• Work instructions:
Track down every line below that holds "with" and copy it.
▼▼▼
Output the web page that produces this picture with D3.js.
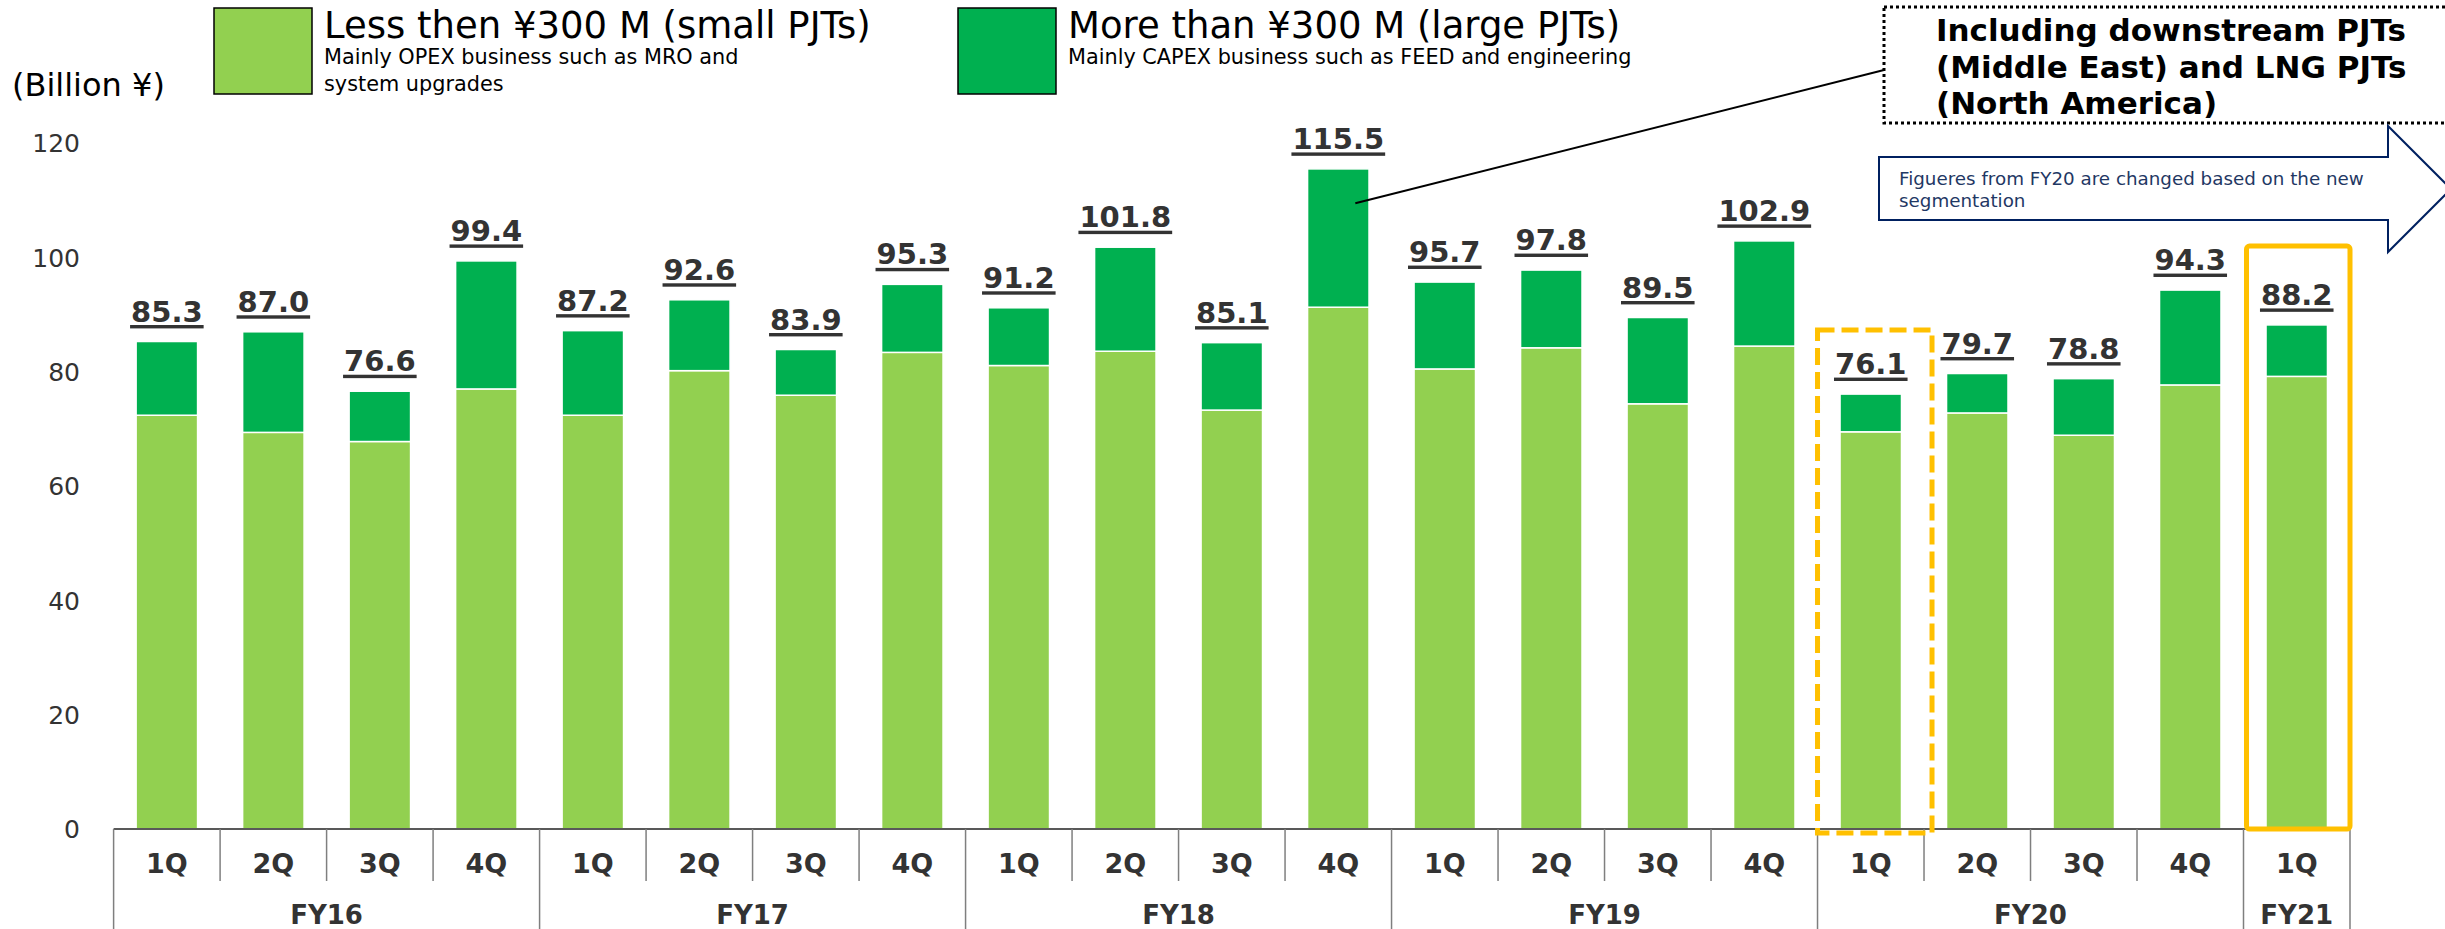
<!DOCTYPE html>
<html>
<head>
<meta charset="utf-8">
<script src="https://cdn.jsdelivr.net/npm/d3@7"></script>
<style>
  html, body { margin: 0; padding: 0; background: #fff; }
  svg { display: block; font-family: "DejaVu Sans", Verdana, sans-serif; }
</style>
</head>
<body>
<svg id="chart" width="2445" height="929"></svg>
<script>
// ---- data ----
const quarterLabels = ["1Q","2Q","3Q","4Q","1Q","2Q","3Q","4Q","1Q","2Q","3Q","4Q","1Q","2Q","3Q","4Q","1Q","2Q","3Q","4Q","1Q"];
const yearLabels = ["FY16","FY17","FY18","FY19","FY20","FY21"];
const yearSpans = [4, 4, 4, 4, 4, 1];
const smallPJTs = [72.4, 69.4, 67.8, 77.0, 72.4, 80.2, 75.9, 83.4, 81.1, 83.6, 73.3, 91.3, 80.5, 84.2, 74.4, 84.5, 69.5, 72.8, 68.9, 77.7, 79.2];
const largePJTs = [12.9, 17.6, 8.8, 22.4, 14.8, 12.4, 8.0, 11.9, 10.1, 18.2, 11.8, 24.2, 15.2, 13.6, 15.1, 18.4, 6.6, 6.9, 9.9, 16.6, 9.0];
const totalLabels = ["85.3","87.0","76.6","99.4","87.2","92.6","83.9","95.3","91.2","101.8","85.1","115.5","95.7","97.8","89.5","102.9","76.1","79.7","78.8","94.3","88.2"];
const yTicks = [0, 20, 40, 60, 80, 100, 120];
const seriesNames = ["Less then ¥300 M (small PJTs)", "More than ¥300 M (large PJTs)"];
const seriesNotes = [["Mainly OPEX business such as MRO and", "system upgrades"], ["Mainly CAPEX business such as FEED and engineering"]];
const colors = ["#92D050", "#00B050"];

const svg = d3.select("#chart");
const txt = "#333333";

// ---- scales ----
const idx = d3.range(quarterLabels.length);
const x = d3.scaleBand().domain(idx).range([113.6, 2350]).padding(0);
const barW = x.bandwidth() * 0.577;
const y = d3.scaleLinear().domain([0, 120]).range([829, 143.2]);

// ---- y axis labels ----
const yAxis = d3.axisLeft(y).tickValues(yTicks).tickSize(0).tickPadding(0);
const yg = svg.append("g").attr("transform", "translate(80,0)").call(yAxis);
yg.select(".domain").remove();
yg.selectAll("text").attr("font-size", 25).attr("fill", txt)
  .attr("font-family", "DejaVu Sans, sans-serif").attr("dy", "0.35em");

svg.append("text").attr("x", 12).attr("y", 96).attr("font-size", 32).attr("fill", "#000")
  .text("(Billion ¥)");

// ---- stacked bars ----
const rows = idx.map(i => ({i, small: smallPJTs[i], large: largePJTs[i]}));
const stack = d3.stack().keys(["small", "large"])(rows);
svg.append("g").selectAll("g").data(stack).join("g")
  .attr("fill", (d, k) => colors[k])
  .selectAll("rect").data(d => d).join("rect")
  .attr("x", d => x(d.data.i) + (x.bandwidth() - barW) / 2)
  .attr("width", barW)
  .attr("y", d => y(d[1]))
  .attr("height", d => y(d[0]) - y(d[1]))
  .attr("stroke", "#ffffff").attr("stroke-width", 1.5);

// ---- value labels with underline ----
const lg = svg.append("g");
idx.forEach(i => {
  const cx = x(i) + x.bandwidth() / 2;
  const top = y(smallPJTs[i] + largePJTs[i]);
  const t = lg.append("text").attr("x", cx).attr("y", top - 20)
    .attr("text-anchor", "middle").attr("font-size", 29).attr("font-weight", "bold")
    .attr("fill", txt).text(totalLabels[i]);
  const w = t.node().getComputedTextLength();
  lg.append("rect").attr("x", cx - w / 2 - 1).attr("y", top - 20 + 3.5)
    .attr("width", w + 2).attr("height", 3.4).attr("fill", txt);
});

// ---- x axis (two level) ----
const axisY = y(0);
const ax = svg.append("g");
ax.append("line").attr("x1", x.range()[0]).attr("x2", x.range()[1])
  .attr("y1", axisY).attr("y2", axisY).attr("stroke", "#595959").attr("stroke-width", 2);
const yearStarts = [];
let acc = 0;
yearSpans.forEach(s => { yearStarts.push(acc); acc += s; });
idx.concat([quarterLabels.length]).forEach(i => {
  const bx = i < quarterLabels.length ? x(i) : x.range()[1];
  const full = yearStarts.includes(i) || i === quarterLabels.length;
  ax.append("line").attr("x1", bx).attr("x2", bx).attr("y1", axisY)
    .attr("y2", full ? 929 : 881).attr("stroke", "#7f7f7f").attr("stroke-width", 1.5);
});
idx.forEach(i => {
  ax.append("text").attr("x", x(i) + x.bandwidth() / 2).attr("y", 873)
    .attr("text-anchor", "middle").attr("font-size", 27).attr("font-weight", "bold")
    .attr("fill", txt).text(quarterLabels[i]);
});
yearLabels.forEach((yl, k) => {
  const s = yearStarts[k], e = s + yearSpans[k];
  const x0 = x(s), x1 = e < quarterLabels.length ? x(e) : x.range()[1];
  ax.append("text").attr("x", (x0 + x1) / 2).attr("y", 924)
    .attr("text-anchor", "middle").attr("font-size", 26).attr("font-weight", "bold")
    .attr("fill", txt).text(yl);
});

// ---- highlight boxes ----
const fy20q1 = 16, fy21q1 = 20;
svg.append("rect").attr("x", x(fy20q1)).attr("y", y(87.3))
  .attr("width", x.bandwidth() + 8).attr("height", y(0) + 4 - y(87.3))
  .attr("fill", "none").attr("stroke", "#FFC000").attr("stroke-width", 5)
  .attr("stroke-dasharray", "17,7");
svg.append("rect").attr("x", x(fy21q1) + 3).attr("y", y(102))
  .attr("width", x.bandwidth() - 3).attr("height", y(0) - y(102))
  .attr("rx", 3).attr("fill", "none").attr("stroke", "#FFC000").attr("stroke-width", 5);

// ---- legend ----
const legX = [214, 958];
seriesNames.forEach((n, k) => {
  const g = svg.append("g");
  g.append("rect").attr("x", legX[k]).attr("y", 8).attr("width", 98).attr("height", 86)
    .attr("fill", colors[k]).attr("stroke", "#000").attr("stroke-width", 1.5);
  g.append("text").attr("x", legX[k] + 110).attr("y", 38).attr("font-size", 37)
    .attr("fill", "#000").text(n);
  seriesNotes[k].forEach((line, j) => {
    g.append("text").attr("x", legX[k] + 110).attr("y", 64 + j * 27).attr("font-size", 20.8)
      .attr("fill", "#000").text(line);
  });
});

// ---- callout (dotted) ----
const leaderIdx = 11;
svg.append("line")
  .attr("x1", x(leaderIdx) + x.bandwidth() / 2 + 17).attr("y1", y(109.5))
  .attr("x2", 1884).attr("y2", 70).attr("stroke", "#000").attr("stroke-width", 2);
svg.append("rect").attr("x", 1884).attr("y", 7).attr("width", 600).attr("height", 116)
  .attr("fill", "#fff").attr("stroke", "#000").attr("stroke-width", 3)
  .attr("stroke-dasharray", "3,3");
const calloutLines = ["Including downstream PJTs", "(Middle East) and LNG PJTs", "(North America)"];
calloutLines.forEach((l, j) => {
  svg.append("text").attr("x", 1936).attr("y", 41 + j * 36.5).attr("font-size", 31)
    .attr("font-weight", "bold").attr("fill", "#000").text(l);
});

// ---- arrow note ----
const arrowPts = [[1879,157],[2388,157],[2388,126],[2451,189],[2388,252],[2388,220],[1879,220]];
svg.append("path").attr("d", d3.line()(arrowPts) + "Z")
  .attr("fill", "#fff").attr("stroke", "#002060").attr("stroke-width", 2);
["Figueres from FY20 are changed based on the new", "segmentation"].forEach((l, j) => {
  svg.append("text").attr("x", 1899).attr("y", 185 + j * 22).attr("font-size", 18.3)
    .attr("fill", "#1F3864").text(l);
});
</script>
</body>
</html>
▲▲▲
• Output of the exercise:
Output the web page that produces this picture with D3.js.
// ---- value labels with underline ----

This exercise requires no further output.